Third, the disqualification is an affront to core constitutional values that have been entrenched in the Constitution subsequent to the adoption of this provision. Today, we regard a purposeless restriction on legal entitlements as fundamentally unfair and, as such, a denial of due process. Likewise, an arbitrary discrimination against people, particularly one touching on national origin or condition of birth, contradicts our commitment to the equal protection of the laws. The irrebuttable use of birth as a proxy for loyalty is offensive to these values. The Due Process Clause or its equal protection component may not necessarily have modified the “natural born” requirement, although that is a possibility. But there is at least no need to exacerbate its tension with these core constitutional values by giving the disqualification a broader scope than is incontestably required by the historical sources.

Fourth, the disqualification seriously intrudes on the prerogative of the American people to govern themselves. It is true that constitutional constraints inevitably have the countermajoritarian effect of constraining majority rule. Here, however, the specific theory rests on a distrust of voters to make competent choices in selecting their own political leaders. That paternalistic assumption has been severely undermined by the 19th-century delegation to voters of the choice of presidential electors, by the 17th Amendment’s adoption of direct election of Senators, and by repeated amendments to expand voting rights. As the Court observed in Bush v. Gore, “[h]istory has now favored the voter” in presidential elections. The disqualification should not be interpreted to intrude on voter choice more broadly than the historical sources incontestably require.

Nor is this proposition seriously undermined by the 22d Amendment. Although it interferes with voter choice by restricting presidents to two terms, it does not rest exclusively or even primarily on the assumption that voters lack the competence to make wise choices. Rather, it is animated by real concerns about the ability of an incumbent president to use the very powers of his office to entrench himself in power, even against voter preferences. That concern is very different from presupposing that voters are incapable of assessing the loyalty of candidates and thus need a prophylactic disqualification that is maddeningly blunt and grossly overbroad.

Set against these arguments for construing the disqualification as narrowly as the historical evidence will permit is what? What competing values are served by condemning a broad swath of the American citizenry as too disloyal to be entrusted with the presidency? The country once adopted a similar presumption of disloyalty in the case of Japanese Americans in World War II. Resting disloyalty assumptions on national origin and condition of birth, as the disqualification does, is uncomfortably similar to that experience of using race to ascribe presumptive disloyalty to an entire class. Again, even commentators who argue for the broader interpretation of the disqualification in the case of Senator Cruz do not pretend that it is defensible as a matter of policy. The only value really supporting their approach is adherence to legal formalism in interpretation–that is, pressing the evidence to a definitive answer while “neutrally” ignoring its consequences. That is just not enough.

The term “natural born” is undefined and ambiguous.

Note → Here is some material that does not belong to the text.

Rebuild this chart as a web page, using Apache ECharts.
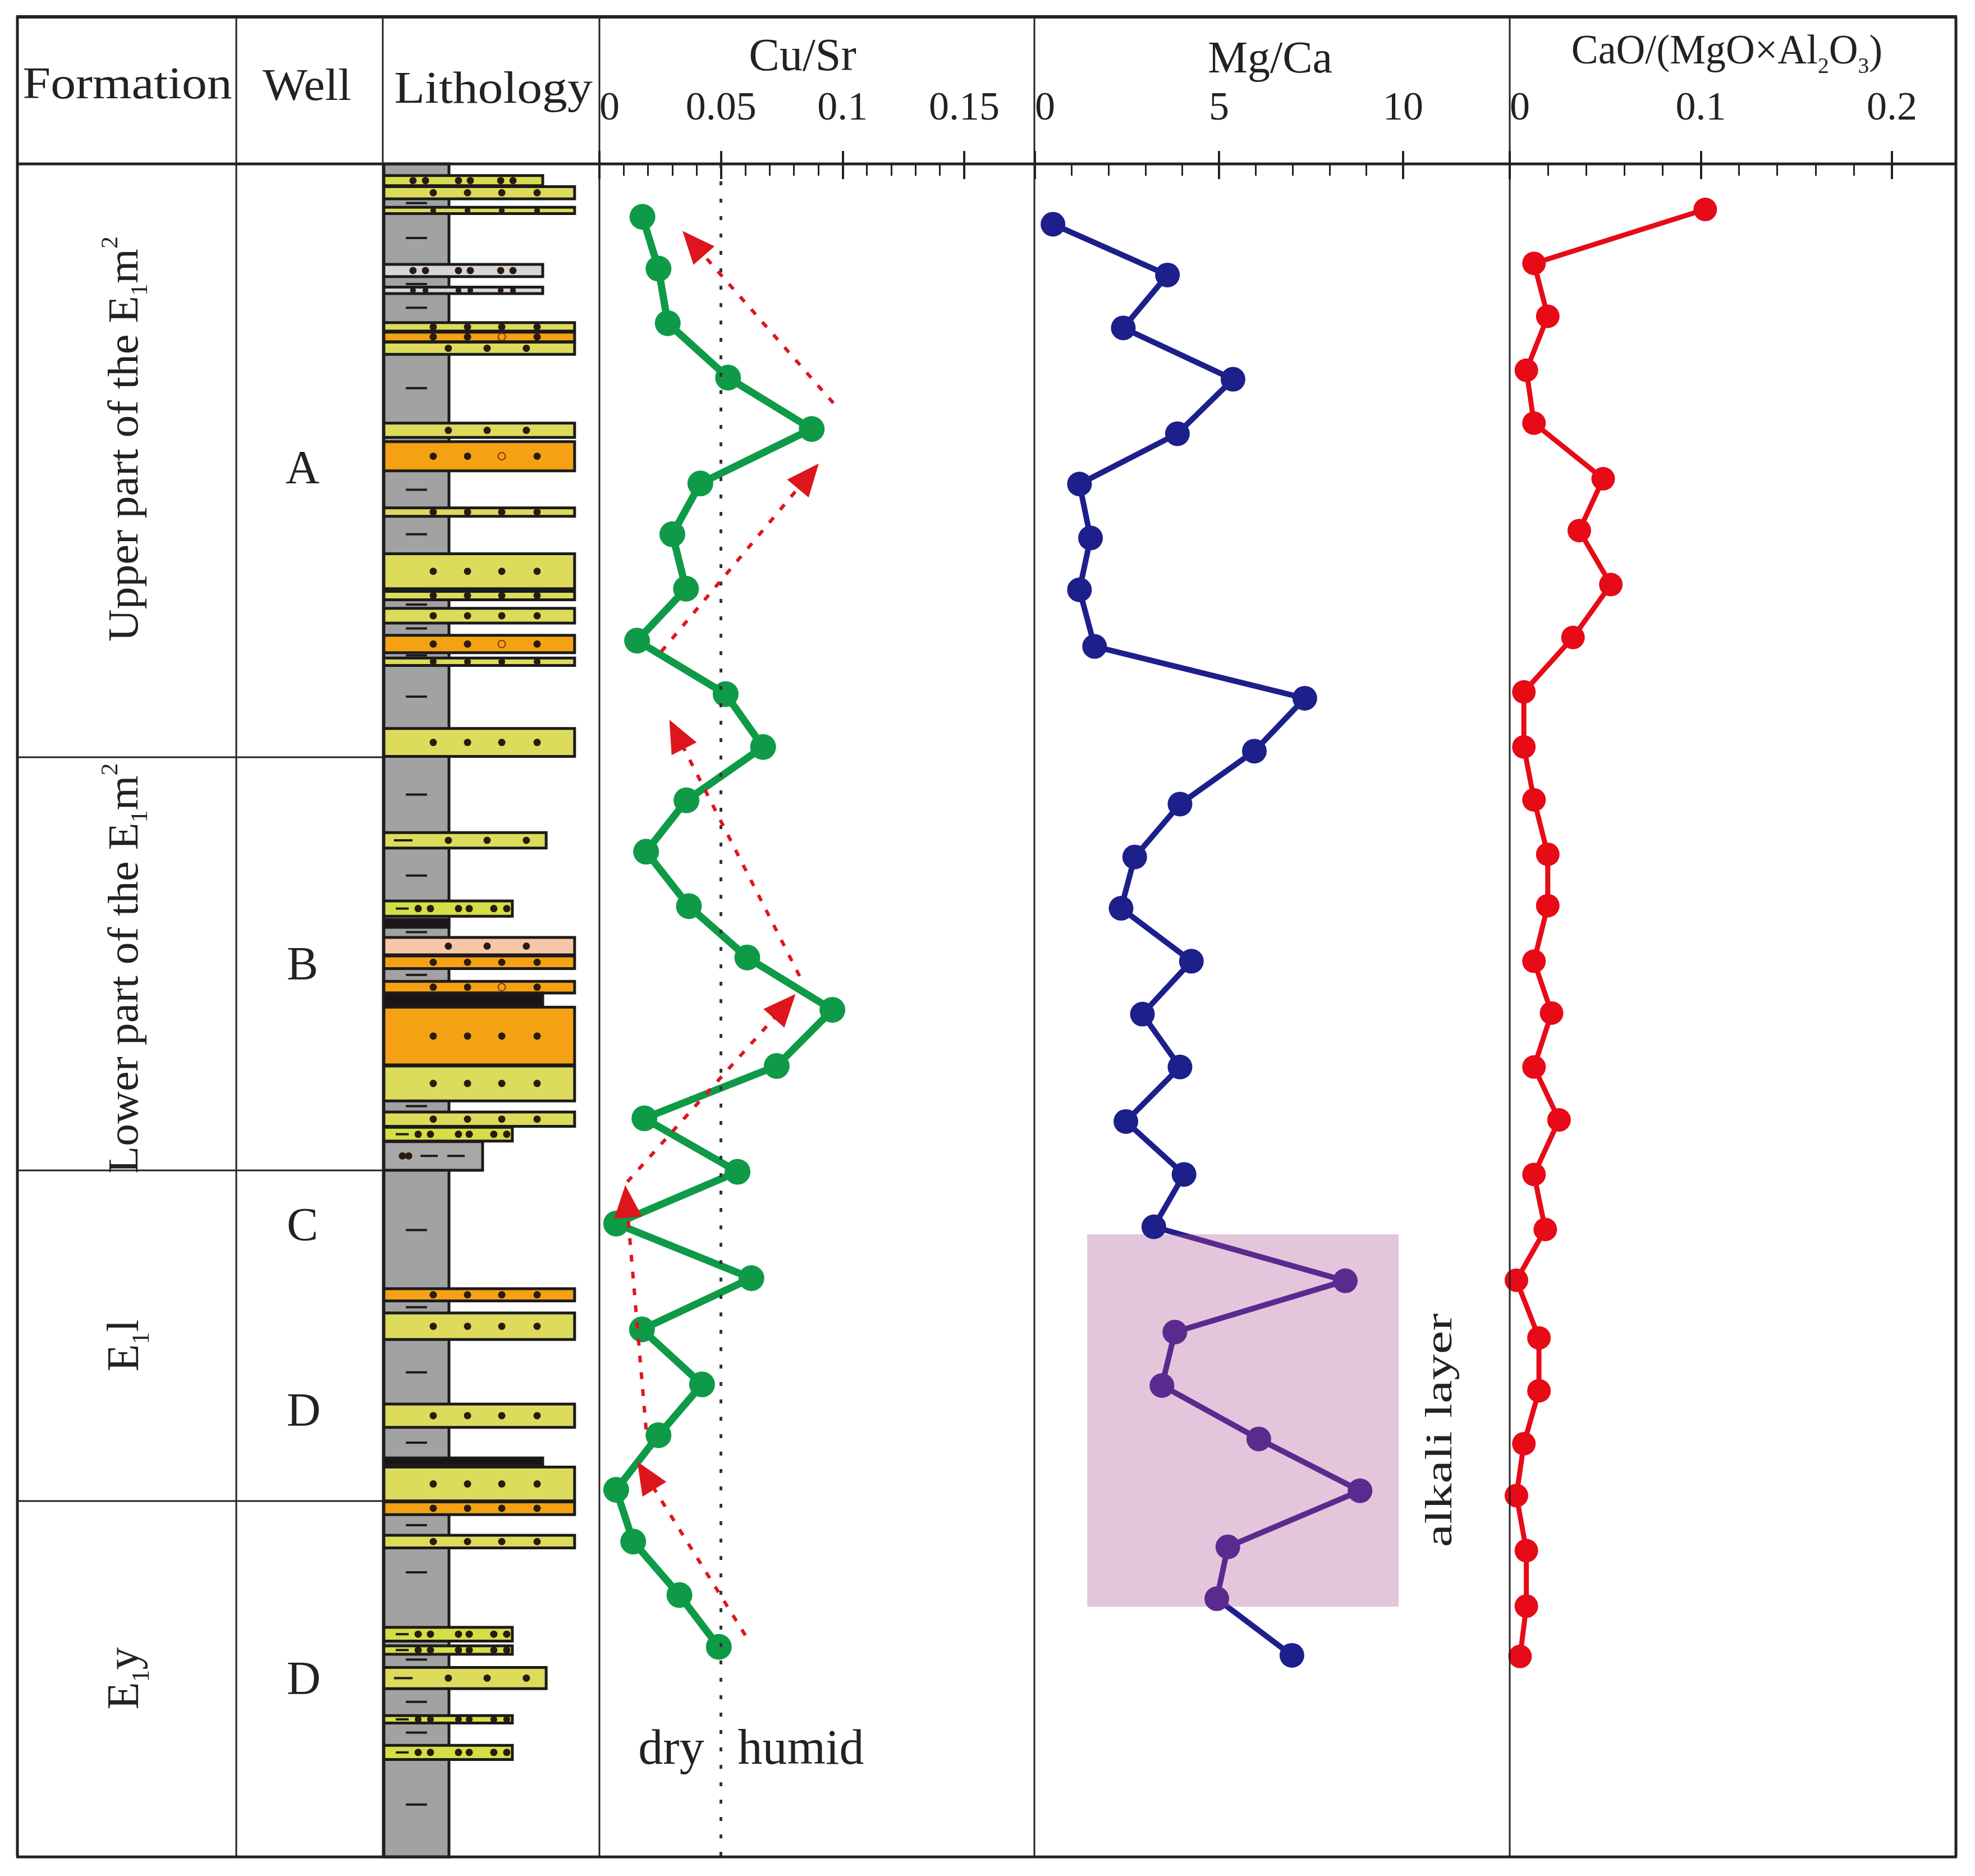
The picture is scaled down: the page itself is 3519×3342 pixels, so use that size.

There are very good reasons for establishing a rule of construction that gives this disqualification of citizens a scope that is no broader than necessary to comport with incontestable inferences from the historical evidence. Given the readily contestable choice between English statutes and English common law and between competing interpretations of the 1790 American statute, those arguing for the disqualification of Cruz cannot meet this appropriately high burden of evidentiary certainty. There is sufficient evidence to support a credible reading of “natural born” that would include children born to Americans abroad. That conception results in a narrower disqualification and, for that reason, is the better interpretation.

Ted Cruz may be unfit to be president, but he should not be disqualified by birth on the shaky basis of historical evidence that is truly contestable. Our values require greater certainty than that.